Quantcast

Land use gurus stall Crown Heights rezoning

m-crown
The Grand Avenue rezoning would make way for a 9-story, 64-unit building.
Archamaera

Crown Heights civic gurus voted to oppose a rezoning scheme that would make way for a nine-story mixed-use building on Grand Avenue on Nov. 14

Members of Community Board Eight voted 27-to-1 to withhold support of the proposal until they get a binding agreement to dedicate a portion of the building’s 9,000-square-feet ground floor for either light industrial use or a community room, with one community  member saying the developer needs to pony up some concessions to merit the windfall in building rights. 

“What you’re doing is actually making an exchange that gives the developer significantly more than what the community is getting,” said Prospect Heights resident Peter Krashes.

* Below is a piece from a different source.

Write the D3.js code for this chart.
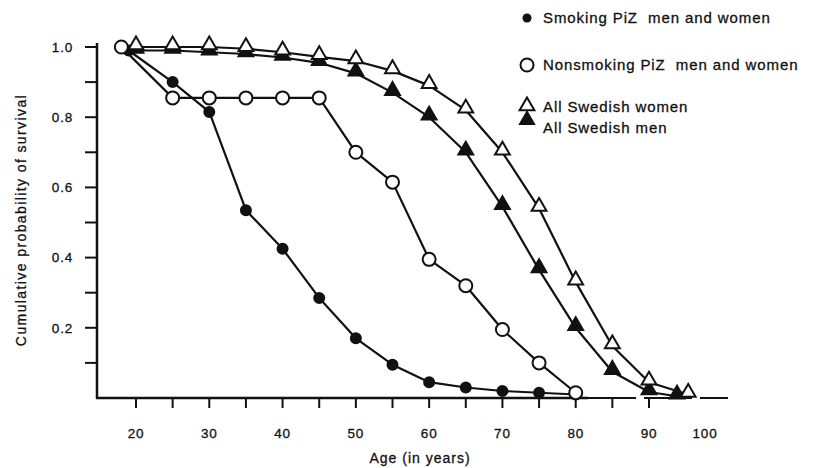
<!DOCTYPE html>
<html>

<head>
    <title>Survival</title>
    <script src="https://cdn.jsdelivr.net/npm/d3@7"></script>
    <style>
        body { margin: 0; background: #fff; }
        text { font-family: "Liberation Sans", Arial, sans-serif; fill: #111; stroke: #111; stroke-width: 0.3px; }
    </style>
</head>

<body>
    <svg width="814" height="468" id="mainsvg"></svg>
    <script>
        // ages (years) and cumulative survival
        const smokingAge = [19, 25, 30, 35, 40, 45, 50, 55, 60, 65, 70, 75, 80];
        const smokingVal = [0.99, 0.90, 0.815, 0.535, 0.425, 0.285, 0.17, 0.095, 0.045, 0.03, 0.02, 0.015, 0.01];
        const nonsmokingAge = [18, 25, 30, 35, 40, 45, 50, 55, 60, 65, 70, 75, 80];
        const nonsmokingVal = [1.0, 0.855, 0.855, 0.855, 0.855, 0.855, 0.70, 0.615, 0.395, 0.32, 0.195, 0.10, 0.015];
        const womenAge = [20, 25, 30, 35, 40, 45, 50, 55, 60, 65, 70, 75, 80, 85, 90, 97];
        const womenVal = [1.0, 1.0, 1.0, 0.995, 0.985, 0.972, 0.96, 0.932, 0.89, 0.82, 0.70, 0.54, 0.33, 0.148, 0.045, 0.01];
        const menAge = [20, 25, 30, 35, 40, 45, 50, 55, 60, 65, 70, 75, 80, 85, 90, 95];
        const menVal = [0.99, 0.99, 0.985, 0.98, 0.97, 0.955, 0.925, 0.87, 0.80, 0.70, 0.545, 0.365, 0.20, 0.075, 0.017, 0.005];

        const xTickLabels = [20, 30, 40, 50, 60, 70, 80, 90, 100];
        const xMinorTicks = [20, 25, 30, 35, 40, 45, 50, 55, 60, 65, 70, 75, 80, 85, 90];
        const yTickLabels = [0.2, 0.4, 0.6, 0.8, 1.0];
        const yMinorTicks = [0.1, 0.2, 0.3, 0.4, 0.5, 0.6, 0.7, 0.8, 0.9, 1.0];
        const legendLabels = ['Smoking PiZ  men and women', 'Nonsmoking PiZ  men and women', 'All Swedish women', 'All Swedish men'];

        const svg = d3.select('svg');
        const x = d3.scaleLinear().domain([20, 90, 100]).range([136, 649, 705]);
        const y = d3.scaleLinear().domain([0, 1]).range([398, 47]);

        // axes
        svg.append('line').attr('x1', 97).attr('x2', 97).attr('y1', 43).attr('y2', 399)
            .attr('stroke', '#111').attr('stroke-width', 2.5);
        svg.append('line').attr('x1', 96).attr('x2', 588).attr('y1', 398).attr('y2', 398)
            .attr('stroke', '#111').attr('stroke-width', 2.5);
        svg.append('line').attr('x1', 588).attr('x2', 728).attr('y1', 398).attr('y2', 398)
            .attr('stroke', '#111').attr('stroke-width', 2.2).attr('stroke-dasharray', '48,8');

        svg.selectAll('.ytick').data(yMinorTicks).join('line')
            .attr('x1', 85).attr('x2', 97).attr('y1', d => y(d)).attr('y2', d => y(d))
            .attr('stroke', '#111').attr('stroke-width', 2);
        svg.selectAll('.ylab').data(yTickLabels).join('text')
            .attr('x', 73).attr('y', d => y(d)).attr('dy', '0.35em')
            .attr('text-anchor', 'end').attr('font-size', 13.5).attr('letter-spacing', 0.8)
            .text(d => d.toFixed(1));

        svg.selectAll('.xtick').data(xMinorTicks).join('line')
            .attr('x1', d => x(d)).attr('x2', d => x(d)).attr('y1', 398).attr('y2', 408)
            .attr('stroke', '#111').attr('stroke-width', 2);
        svg.selectAll('.xlab').data(xTickLabels).join('text')
            .attr('x', d => x(d)).attr('y', 438)
            .attr('text-anchor', 'middle').attr('font-size', 13.5).attr('letter-spacing', 0.8)
            .text(d => d);

        svg.append('text').attr('x', 420).attr('y', 463).attr('text-anchor', 'middle')
            .attr('font-size', 14).attr('letter-spacing', 1).text('Age (in years)');
        svg.append('text').attr('transform', 'translate(26,220) rotate(-90)').attr('text-anchor', 'middle')
            .attr('font-size', 14).attr('letter-spacing', 1.4).text('Cumulative probability of survival');

        // series
        const series = [
            { age: smokingAge, val: smokingVal, shape: 'circle', fill: '#111', r: 5 },
            { age: nonsmokingAge, val: nonsmokingVal, shape: 'circle', fill: '#fff', r: 6.5 },
            { age: menAge, val: menVal, shape: 'tri', fill: '#111', r: 0 },
            { age: womenAge, val: womenVal, shape: 'tri', fill: '#fff', r: 0 }
        ];
        const line = d3.line().x(d => x(d[0])).y(d => y(d[1])).curve(d3.curveLinear);
        const tri = d3.symbol().type(d3.symbolTriangle).size(95);

        series.forEach(s => {
            const pts = s.age.map((a, i) => [a, s.val[i]]);
            svg.append('path').attr('d', line(pts)).attr('fill', 'none')
                .attr('stroke', '#111').attr('stroke-width', 2.2).attr('stroke-linejoin', 'round');
        });
        series.forEach(s => {
            const pts = s.age.map((a, i) => [a, s.val[i]]);
            const g = svg.append('g');
            if (s.shape === 'circle') {
                g.selectAll('circle').data(pts).join('circle')
                    .attr('cx', d => x(d[0])).attr('cy', d => y(d[1])).attr('r', s.r)
                    .attr('fill', s.fill).attr('stroke', '#111').attr('stroke-width', 2);
            } else {
                g.selectAll('path').data(pts).join('path').attr('d', tri)
                    .attr('transform', d => `translate(${x(d[0])},${y(d[1]) - 2})`)
                    .attr('fill', s.fill).attr('stroke', '#111').attr('stroke-width', 2);
            }
        });

        // legend
        const legendY = [18, 65, 107, 128];
        svg.append('circle').attr('cx', 527).attr('cy', legendY[0]).attr('r', 4.5).attr('fill', '#111');
        svg.append('circle').attr('cx', 527).attr('cy', legendY[1]).attr('r', 6.5)
            .attr('fill', '#fff').attr('stroke', '#111').attr('stroke-width', 2);
        svg.append('path').attr('d', tri).attr('transform', `translate(527,${legendY[2] - 1})`)
            .attr('fill', '#fff').attr('stroke', '#111').attr('stroke-width', 2);
        svg.append('path').attr('d', tri).attr('transform', `translate(527,${legendY[3] - 8})`)
            .attr('fill', '#111').attr('stroke', '#111').attr('stroke-width', 1.5);
        svg.selectAll('.leg').data(legendLabels).join('text')
            .attr('x', 543).attr('y', (d, i) => legendY[i]).attr('dy', '0.35em')
            .attr('font-size', 15).attr('letter-spacing', 0.9).style('white-space', 'pre')
            .text(d => d);
    </script>
</body>

</html>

The developer, Elie Pariente, is seeking a rezoning that would pave the way for construction of a building near Pacific Street, which would house 64 residential units — including 16 units of affordable housing — and the aforementioned ground-floor retail. 

The site as it currently exists.
Google

The community board’s land-use subcommittee voted 9-to-4 in favor in the rezoning proposal on Nov. 10, before the full board switched gears and demanded the additional concession in exchange for their endorsement. 

The board’s final vote reflects the group’s ongoing efforts to upzone parts of Crown Heights in an effort to promote the creation of industrial manufacturing jobs. The proposed neighborhood rezoning, dubbed the M–Crown rezoning, would allow developers to build higher, but require them to set aside some space for light industrial use. 

The development scheme as proposed by Pariente would exceed the maximum building envelope envisioned by board members in their larger rezoning proposal, and one civic guru expressed concern that approving this application without altering the density would invite other developers to do the same. 

“You’re setting a precedent for how you’re doing this,” said Krashes.
 
But another land-use buff said the added density was a worthy bargaining chip to extract the added benefits from the developer.
 
“It’s a bigger pie,” said Gib Veconi.
 
And Pariente himself said the concession was no skin off his back, and agreed to set aside space for the community’s desired uses at his rezoning application winds its way through the city’s lengthy public-review process.
 
“At this point whatever mechanism the community board and everyone feels is necessary to make sure that this restriction gets enforced is okay by me,” the developer said.